Last night, I decided to be a nice girlfriend and make Henry supper. I envisioned a cosy evening of red pepper and chorizo soup, a fresh farmhouse loaf, and a pot overflowing with girlfriend points. Needless to say, I was feeling pretty smug as I unpacked all my organic produce and got to work. I was a domestic goddess of the first degree!
As per usual, calamity ensued. A pesky chilli ruined my perfectly laid plan.
|*Image via WeHeartIt*|
It's a pretty fundamental rule of cooking, really; after chopping up a chilli, wash your hands. Wash them good. Unfortunately, in my little bubble of sweating onions whilst shimmying along to Days Are Gone (Haim forever!), this little tip of hygiene and self-preservation escaped me. And then I apparently touched my face.
Fast forward twenty minutes, and I was going nuts, eyes streaming, blasting my face with the shower, while a bright red moustache-shaped irritation erupted on my upper lip. Not the cool chef I had envisioned, I was a flailing mess whose head felt close to spontaneous combustion.
There was only one thing for it.
I had to smother my face in mango and vanilla yoghurt.
Which actually really helped. Until I
licked took it off.

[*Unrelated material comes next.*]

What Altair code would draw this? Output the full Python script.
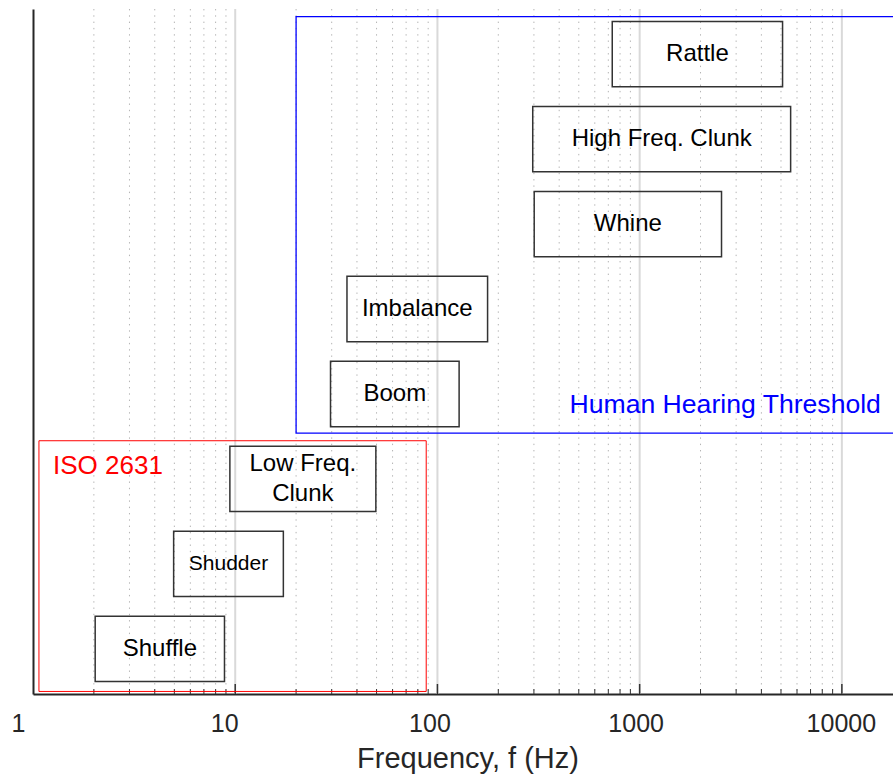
import altair as alt
import pandas as pd

# Driveline noise / vibration phenomena and their frequency ranges (Hz)
phenomena = ["Shuffle", "Shudder", "Low Freq.\nClunk", "Boom", "Imbalance",
             "Whine", "High Freq. Clunk", "Rattle"]
f_low = [2.03, 4.96, 9.41, 29.6, 35.7, 301, 296, 732]
f_high = [8.85, 17.3, 49.6, 128, 177, 2540, 5580, 5090]
row = [1, 2, 3, 4, 5, 6, 7, 8]

# Reference regions
region_names = ["ISO 2631", "Human Hearing Threshold"]
region_f_low = [1.07, 20]
region_f_high = [88, 20000]
region_row_low = [0.5, 3.54]
region_row_high = [3.45, 8.44]
region_label_f = [1.256, 15600]
region_label_row = [3.15, 3.875]

# Axis ticks
axis_labels = [1, 10, 100, 1000, 10000]
major_ticks = [10, 100, 1000, 10000]
minor_ticks = [2, 3, 4, 5, 6, 7, 8, 9,
               20, 30, 40, 50, 60, 70, 80, 90,
               200, 300, 400, 500, 600, 700, 800, 900,
               2000, 3000, 4000, 5000, 6000, 7000, 8000, 9000]

FONT = "Liberation Sans"
W, H = 860, 685
HALF = 0.384  # half box height in row units
LINE_H = 30.7  # line height of two-line labels

xs = alt.Scale(type="log", domain=[1, 17900], nice=False)
ys = alt.Scale(domain=[0.47, 8.53], nice=False, zero=False)

boxes = pd.DataFrame({"label": phenomena, "lo": f_low, "hi": f_high, "row": row})
regions = pd.DataFrame({
    "name": region_names, "lo": region_f_low, "hi": region_f_high,
    "r0": region_row_low, "r1": region_row_high,
    "lf": region_label_f, "lr": region_label_row,
})

label_offset = {
    "condition": [
        {"test": "datum.value == 1", "value": -15},
        {"test": "datum.value == 10", "value": -11},
        {"test": "datum.value == 100", "value": -8},
        {"test": "datum.value == 1000", "value": -4},
    ],
    "value": -1,
}

x_axis = alt.Axis(
    values=axis_labels, format="d", ticks=False, tickSize=0, grid=False,
    labelFont=FONT, labelFontSize=25, labelColor="#262626", labelPadding=17,
    labelOffset=label_offset, labelFlush=False, labelOverlap=False,
    domainColor="#262626", domainWidth=2,
    title="Frequency, f (Hz)", titleFont=FONT, titleFontSize=29,
    titleFontWeight="normal", titleColor="#262626", titlePadding=8,
    titleX=434.5,
)
y_axis = alt.Axis(
    labels=False, ticks=False, grid=False, title=None,
    domainColor="#262626", domainWidth=2, minExtent=0,
)


def fx(field):
    return alt.X(field, scale=xs, axis=x_axis)


def fy(field):
    return alt.Y(field, scale=ys, axis=y_axis)


minor_grid = alt.Chart(pd.DataFrame({"f": minor_ticks})).mark_rule(
    color="#b4b4b4", strokeWidth=1, strokeDash=[1.4, 4.9]
).encode(x=fx("f:Q"), y=alt.value(0), y2=alt.value(H))

major_grid = alt.Chart(pd.DataFrame({"f": major_ticks})).mark_rule(
    color="#d9d9d9", strokeWidth=2
).encode(x=fx("f:Q"), y=alt.value(0), y2=alt.value(H))

minor_tick_marks = alt.Chart(pd.DataFrame({"f": minor_ticks})).mark_rule(
    color="#333333", strokeWidth=1
).encode(x=fx("f:Q"), y=alt.value(H), y2=alt.value(H - 5))

major_tick_marks = alt.Chart(pd.DataFrame({"f": major_ticks})).mark_rule(
    color="#333333", strokeWidth=1.5
).encode(x=fx("f:Q"), y=alt.value(H), y2=alt.value(H - 10))

iso_box = alt.Chart(regions).transform_filter(
    alt.datum.name == "ISO 2631"
).mark_rect(fill="white", fillOpacity=0, stroke="#ff0000", strokeWidth=1, clip=True).encode(
    x=fx("lo:Q"), x2="hi:Q", y=fy("r0:Q"), y2="r1:Q",
)

hearing_box = alt.Chart(regions).transform_filter(
    alt.datum.name == "Human Hearing Threshold"
).mark_rect(fill="white", fillOpacity=0, stroke="#0000ff", strokeWidth=1.3, clip=True).encode(
    x=fx("lo:Q"), x2="hi:Q", y=fy("r0:Q"), y2="r1:Q",
)

iso_text = alt.Chart(regions).transform_filter(
    alt.datum.name == "ISO 2631"
).mark_text(font=FONT, fontSize=26, color="#ff0000", align="left", baseline="middle").encode(
    x=fx("lf:Q"), y=fy("lr:Q"), text="name:N",
)

hearing_text = alt.Chart(regions).transform_filter(
    alt.datum.name == "Human Hearing Threshold"
).mark_text(font=FONT, fontSize=26.6, color="#0000ff", align="right", baseline="middle").encode(
    x=fx("lf:Q"), y=fy("lr:Q"), text="name:N",
)

rects = alt.Chart(boxes).transform_calculate(
    y0=f"datum.row - {HALF}", y1=f"datum.row + {HALF}"
).mark_rect(fill="white", fillOpacity=0, stroke="#333333", strokeWidth=1.5).encode(
    x=fx("lo:Q"), x2="hi:Q", y=fy("y0:Q"), y2="y1:Q",
)

box_text_base = alt.Chart(boxes).transform_calculate(
    fc="sqrt(datum.lo * datum.hi)",
    nlines="length(split(datum.label, '\\n'))",
)

single_line = box_text_base.transform_filter("datum.nlines == 1").mark_text(
    font=FONT, color="black", align="center", baseline="middle",
).encode(
    x=fx("fc:Q"), y=fy("row:Q"), text="label:N",
    size=alt.condition(alt.datum.label == "Shudder", alt.value(21), alt.value(24)),
)

two_line = box_text_base.transform_filter("datum.nlines == 2").mark_text(
    font=FONT, fontSize=24, color="black", align="center", baseline="middle",
    lineBreak="\n", lineHeight=LINE_H, dy=-LINE_H / 2,
).encode(x=fx("fc:Q"), y=fy("row:Q"), text="label:N")

chart = alt.layer(
    minor_grid, major_grid, minor_tick_marks, major_tick_marks,
    iso_box, hearing_box, rects, single_line, two_line, iso_text, hearing_text,
).properties(
    width=W, height=H,
    autosize=alt.AutoSizeParams(type="none"),
    padding={"left": 33, "top": 9, "right": 0, "bottom": 85},
    background="white",
).configure_view(stroke=None)

chart.save("out.html", embed_options={"renderer": "svg", "actions": False})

So then I had to reapply.
Henry, naturally, spent the whole evening laughing at me. My culinary delight had been reduced to a scene involving yoghurt on my eyelashes, and inevitably, in my eyes, and after my impromptu face mask had taken effect (around half an hour) a bright red, Movember worthy 'tache on my face.
And supper wasn't served until nearly eleven.
I think I'll wait a while before my next kitchen foray.